The question to ask now is which is the right time interval to compute the average queue length? They found that using a simple scheme such as computing the average over a fixed time interval was not good when the interval is not close the round-trip delay from the users. Next they tried a weighted exponential running average of the queue length. That scheme also showed the problem of having inconsistent signals transmitted to the users. They used then an adaptive algorithm which basically determines the busy/idle period at the router. The regeneration cycle at a router is a busy + idle sequence. The average queue length is computed as the area under the curve divided by the total time of the regeneration point. See the next figure:

What Happens at The Source?

Once the router has measured the average queue length and it has decided marking a packet (or not marking it), the source must take the appropriate actions indicated by the router. Following are the design decisions made in the paper.

Decision Frequency

The approach adopted was to introduce a waiting period after every window size update before the next update is done. The consequence of adopting this approach is that the oscillations in the window size are reduced.
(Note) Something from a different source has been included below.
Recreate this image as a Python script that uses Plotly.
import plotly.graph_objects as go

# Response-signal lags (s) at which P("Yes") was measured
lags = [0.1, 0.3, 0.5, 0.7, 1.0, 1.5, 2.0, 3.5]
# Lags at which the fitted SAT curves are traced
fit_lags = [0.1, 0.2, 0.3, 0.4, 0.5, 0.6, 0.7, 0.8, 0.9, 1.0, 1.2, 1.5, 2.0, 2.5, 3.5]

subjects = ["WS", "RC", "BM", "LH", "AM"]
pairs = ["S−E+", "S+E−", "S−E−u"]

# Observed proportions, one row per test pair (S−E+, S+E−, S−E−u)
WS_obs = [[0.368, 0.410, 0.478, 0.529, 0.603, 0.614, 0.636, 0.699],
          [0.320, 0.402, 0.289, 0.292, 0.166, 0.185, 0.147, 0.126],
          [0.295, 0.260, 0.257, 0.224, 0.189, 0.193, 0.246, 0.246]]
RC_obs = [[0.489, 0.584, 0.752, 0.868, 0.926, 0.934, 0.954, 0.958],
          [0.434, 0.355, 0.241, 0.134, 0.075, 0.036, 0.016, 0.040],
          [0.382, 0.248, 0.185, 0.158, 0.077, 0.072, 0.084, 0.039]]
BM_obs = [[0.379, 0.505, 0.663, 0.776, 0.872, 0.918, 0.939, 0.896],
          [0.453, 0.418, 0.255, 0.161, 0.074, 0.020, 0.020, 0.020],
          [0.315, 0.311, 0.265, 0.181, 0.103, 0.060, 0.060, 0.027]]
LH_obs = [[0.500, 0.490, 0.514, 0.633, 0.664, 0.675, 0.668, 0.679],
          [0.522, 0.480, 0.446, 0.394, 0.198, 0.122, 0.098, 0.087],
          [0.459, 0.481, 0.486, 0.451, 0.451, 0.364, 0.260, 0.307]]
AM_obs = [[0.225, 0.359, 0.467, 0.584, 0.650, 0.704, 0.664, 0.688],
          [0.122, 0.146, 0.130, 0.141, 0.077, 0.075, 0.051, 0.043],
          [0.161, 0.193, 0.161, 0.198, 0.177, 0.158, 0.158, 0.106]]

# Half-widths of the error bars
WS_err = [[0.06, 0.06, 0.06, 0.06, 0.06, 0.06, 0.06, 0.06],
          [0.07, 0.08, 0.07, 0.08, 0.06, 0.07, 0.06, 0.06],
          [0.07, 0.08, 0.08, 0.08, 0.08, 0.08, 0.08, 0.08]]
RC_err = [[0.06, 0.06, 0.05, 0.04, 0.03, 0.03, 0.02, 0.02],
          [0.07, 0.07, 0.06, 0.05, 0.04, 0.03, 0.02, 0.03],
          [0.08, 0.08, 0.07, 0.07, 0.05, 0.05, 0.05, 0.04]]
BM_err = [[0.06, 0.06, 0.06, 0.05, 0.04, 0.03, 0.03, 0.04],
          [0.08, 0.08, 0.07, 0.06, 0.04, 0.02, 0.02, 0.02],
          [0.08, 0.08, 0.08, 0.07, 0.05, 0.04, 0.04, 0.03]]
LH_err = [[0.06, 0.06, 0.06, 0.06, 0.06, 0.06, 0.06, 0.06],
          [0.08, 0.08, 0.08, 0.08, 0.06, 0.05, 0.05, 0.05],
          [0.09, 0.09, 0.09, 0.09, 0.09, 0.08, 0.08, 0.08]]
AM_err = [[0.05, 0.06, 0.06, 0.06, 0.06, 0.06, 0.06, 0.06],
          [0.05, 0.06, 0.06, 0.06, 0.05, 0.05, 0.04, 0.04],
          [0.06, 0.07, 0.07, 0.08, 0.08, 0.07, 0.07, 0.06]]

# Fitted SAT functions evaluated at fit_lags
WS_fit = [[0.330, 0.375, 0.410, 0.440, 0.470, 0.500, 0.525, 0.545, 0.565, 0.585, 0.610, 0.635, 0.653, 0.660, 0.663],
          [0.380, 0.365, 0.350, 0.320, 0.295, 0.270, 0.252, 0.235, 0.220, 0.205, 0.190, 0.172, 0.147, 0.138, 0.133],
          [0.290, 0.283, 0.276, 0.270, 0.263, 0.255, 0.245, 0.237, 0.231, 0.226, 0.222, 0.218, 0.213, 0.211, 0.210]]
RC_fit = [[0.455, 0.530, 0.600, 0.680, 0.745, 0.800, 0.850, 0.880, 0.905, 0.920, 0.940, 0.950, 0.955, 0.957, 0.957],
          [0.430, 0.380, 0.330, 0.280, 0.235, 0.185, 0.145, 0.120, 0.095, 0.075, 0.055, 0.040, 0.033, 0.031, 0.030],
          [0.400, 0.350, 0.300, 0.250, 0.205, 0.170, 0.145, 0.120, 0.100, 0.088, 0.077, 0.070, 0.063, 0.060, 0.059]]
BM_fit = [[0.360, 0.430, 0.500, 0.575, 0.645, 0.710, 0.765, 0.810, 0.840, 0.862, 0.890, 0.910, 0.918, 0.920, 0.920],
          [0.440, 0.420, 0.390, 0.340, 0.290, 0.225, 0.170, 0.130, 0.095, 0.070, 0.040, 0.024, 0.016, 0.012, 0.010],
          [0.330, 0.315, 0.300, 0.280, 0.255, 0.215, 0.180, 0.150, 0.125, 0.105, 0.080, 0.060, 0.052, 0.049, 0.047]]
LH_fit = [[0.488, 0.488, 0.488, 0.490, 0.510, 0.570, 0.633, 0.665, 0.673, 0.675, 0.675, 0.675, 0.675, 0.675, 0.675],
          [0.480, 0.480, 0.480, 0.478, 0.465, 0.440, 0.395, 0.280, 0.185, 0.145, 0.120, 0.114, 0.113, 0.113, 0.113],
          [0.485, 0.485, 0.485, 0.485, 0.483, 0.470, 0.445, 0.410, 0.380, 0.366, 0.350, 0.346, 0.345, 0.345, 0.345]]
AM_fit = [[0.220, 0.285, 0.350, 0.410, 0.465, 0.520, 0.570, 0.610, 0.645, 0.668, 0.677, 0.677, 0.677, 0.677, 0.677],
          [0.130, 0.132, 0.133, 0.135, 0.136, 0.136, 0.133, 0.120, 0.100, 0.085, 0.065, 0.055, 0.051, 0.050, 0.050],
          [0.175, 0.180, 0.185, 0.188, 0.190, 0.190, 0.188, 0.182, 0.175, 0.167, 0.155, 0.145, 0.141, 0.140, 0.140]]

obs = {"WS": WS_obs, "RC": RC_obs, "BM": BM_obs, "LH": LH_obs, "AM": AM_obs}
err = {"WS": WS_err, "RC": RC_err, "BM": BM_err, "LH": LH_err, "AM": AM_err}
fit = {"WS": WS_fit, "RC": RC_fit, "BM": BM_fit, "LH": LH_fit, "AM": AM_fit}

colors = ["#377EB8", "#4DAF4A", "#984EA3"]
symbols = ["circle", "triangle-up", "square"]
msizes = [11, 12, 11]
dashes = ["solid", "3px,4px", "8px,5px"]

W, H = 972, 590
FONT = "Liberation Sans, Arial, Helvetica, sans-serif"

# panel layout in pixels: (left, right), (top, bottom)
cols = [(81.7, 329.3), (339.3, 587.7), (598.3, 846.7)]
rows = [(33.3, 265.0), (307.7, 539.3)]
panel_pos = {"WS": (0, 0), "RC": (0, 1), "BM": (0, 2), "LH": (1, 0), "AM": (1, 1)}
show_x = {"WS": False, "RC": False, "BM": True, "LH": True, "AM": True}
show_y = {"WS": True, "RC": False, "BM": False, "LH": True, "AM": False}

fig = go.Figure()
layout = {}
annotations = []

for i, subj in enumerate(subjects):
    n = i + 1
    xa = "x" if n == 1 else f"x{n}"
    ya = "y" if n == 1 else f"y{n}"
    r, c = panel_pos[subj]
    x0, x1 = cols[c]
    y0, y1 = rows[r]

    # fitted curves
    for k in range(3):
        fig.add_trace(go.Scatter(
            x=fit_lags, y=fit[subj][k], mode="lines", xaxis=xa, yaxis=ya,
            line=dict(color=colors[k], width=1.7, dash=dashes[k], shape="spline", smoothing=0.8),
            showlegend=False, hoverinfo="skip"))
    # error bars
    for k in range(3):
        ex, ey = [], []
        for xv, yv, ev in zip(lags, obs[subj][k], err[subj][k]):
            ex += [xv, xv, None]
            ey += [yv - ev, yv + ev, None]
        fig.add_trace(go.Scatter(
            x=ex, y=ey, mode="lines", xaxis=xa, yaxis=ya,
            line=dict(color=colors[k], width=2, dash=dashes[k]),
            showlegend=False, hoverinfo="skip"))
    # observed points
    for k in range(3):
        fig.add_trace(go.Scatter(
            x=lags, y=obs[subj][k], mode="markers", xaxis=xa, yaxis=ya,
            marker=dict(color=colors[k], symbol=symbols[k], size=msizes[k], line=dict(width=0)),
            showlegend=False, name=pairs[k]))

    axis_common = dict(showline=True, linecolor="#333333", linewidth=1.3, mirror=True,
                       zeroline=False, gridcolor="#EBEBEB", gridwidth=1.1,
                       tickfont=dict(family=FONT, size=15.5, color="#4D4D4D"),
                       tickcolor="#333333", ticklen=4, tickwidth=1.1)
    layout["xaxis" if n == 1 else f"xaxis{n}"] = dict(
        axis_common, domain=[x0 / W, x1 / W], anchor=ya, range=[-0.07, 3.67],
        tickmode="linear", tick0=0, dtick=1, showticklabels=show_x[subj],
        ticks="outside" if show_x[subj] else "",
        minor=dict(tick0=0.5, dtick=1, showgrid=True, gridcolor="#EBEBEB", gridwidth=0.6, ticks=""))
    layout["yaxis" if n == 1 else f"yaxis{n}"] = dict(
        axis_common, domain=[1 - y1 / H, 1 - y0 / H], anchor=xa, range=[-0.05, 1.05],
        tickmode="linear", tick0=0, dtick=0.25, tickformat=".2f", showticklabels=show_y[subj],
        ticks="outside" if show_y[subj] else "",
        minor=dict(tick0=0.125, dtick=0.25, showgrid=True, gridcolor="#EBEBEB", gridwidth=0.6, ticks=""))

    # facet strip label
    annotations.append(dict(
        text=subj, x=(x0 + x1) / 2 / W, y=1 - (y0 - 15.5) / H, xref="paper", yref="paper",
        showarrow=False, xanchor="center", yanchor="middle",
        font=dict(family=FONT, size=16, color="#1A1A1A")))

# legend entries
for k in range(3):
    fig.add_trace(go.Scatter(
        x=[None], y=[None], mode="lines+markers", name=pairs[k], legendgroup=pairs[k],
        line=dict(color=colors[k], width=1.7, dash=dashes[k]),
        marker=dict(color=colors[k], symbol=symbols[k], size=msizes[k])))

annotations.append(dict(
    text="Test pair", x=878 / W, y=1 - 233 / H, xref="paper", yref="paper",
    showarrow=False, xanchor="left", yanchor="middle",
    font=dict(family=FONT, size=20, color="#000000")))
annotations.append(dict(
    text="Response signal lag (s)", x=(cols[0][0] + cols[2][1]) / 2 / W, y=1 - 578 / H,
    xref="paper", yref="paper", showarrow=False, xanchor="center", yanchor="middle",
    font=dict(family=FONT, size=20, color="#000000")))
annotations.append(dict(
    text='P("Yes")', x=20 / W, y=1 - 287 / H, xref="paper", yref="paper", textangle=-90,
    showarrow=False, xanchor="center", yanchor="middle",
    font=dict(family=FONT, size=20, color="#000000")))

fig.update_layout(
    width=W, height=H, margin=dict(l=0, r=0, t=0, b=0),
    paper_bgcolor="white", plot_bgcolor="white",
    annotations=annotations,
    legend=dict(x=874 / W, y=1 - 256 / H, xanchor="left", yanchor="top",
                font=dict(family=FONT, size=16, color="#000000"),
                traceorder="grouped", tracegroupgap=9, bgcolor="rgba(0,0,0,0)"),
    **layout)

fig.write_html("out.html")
Use of Received Information

The source examines only the congestion bits for a number of packets corresponding to the size of the current window size. The idea is to keep the policy simple and avoid maintaining additional state.

Signal Filtering

The algorithm adopted in the paper consists of using a single cutoff factor for the filtering of the signal at the decision maker. The main idea is again simplicity. The cutoff factor selected is 50%. If 50% of the received acknowledgements have the congestion bit set, then actions must be taken.

Increase/Decrease Algorithm for the Window Size

For reasons explained in the Chiu-Jain paper last week, the Increase/Decrease algorithm selected is AIMD (Additive Increase/Multiplicative Decrease).

Summary of Second Paper

The paper by Karn and Patridge addresses the problem of accurately setting retransmission timers. The goal is to avoid spurious retransmissions and to avoid bandwidth waste in the network.

The main problem they attack is the ambiguity that exist when packets are retransmitted: when the acknowledgement for a packet that was retransmitted arrives at the source, there is no precise way of telling whether the ack was for the original packet or for the retransmitted packet. One could guess that the ack is for the original retransmission or, alternatively, that it was for the last retransmission. If take the first alternative and the ack was actually for the retransmission, we would be giving an estimated RTT too large. This case is not desirable because we would reduce the amount of data injected into the network by increasing the value of the estimated RTT. However, it is not too dangerous. On the other hand, if we take the second option and the ack was for the original, then we would be underestimating the RTT measurement. This scenario is dangerous because the actual large RTT is very likely indicating existing congestion in the network and, by underestimating the RTT, the source would contribute more to increase the congestion level.

he solution proposed and implemented by Karn is simple: Ignore measurements for retransmitted packets. This has to be done carefully because just ignoring them could stale the estimated RTT and the source would not be able to react to the building congestion in the network. Thus, the value of the retransmission timeout (RTO) is doubled until more accurate measurements are obtained.

The idea of this paper is simple, elegant and easy to implement.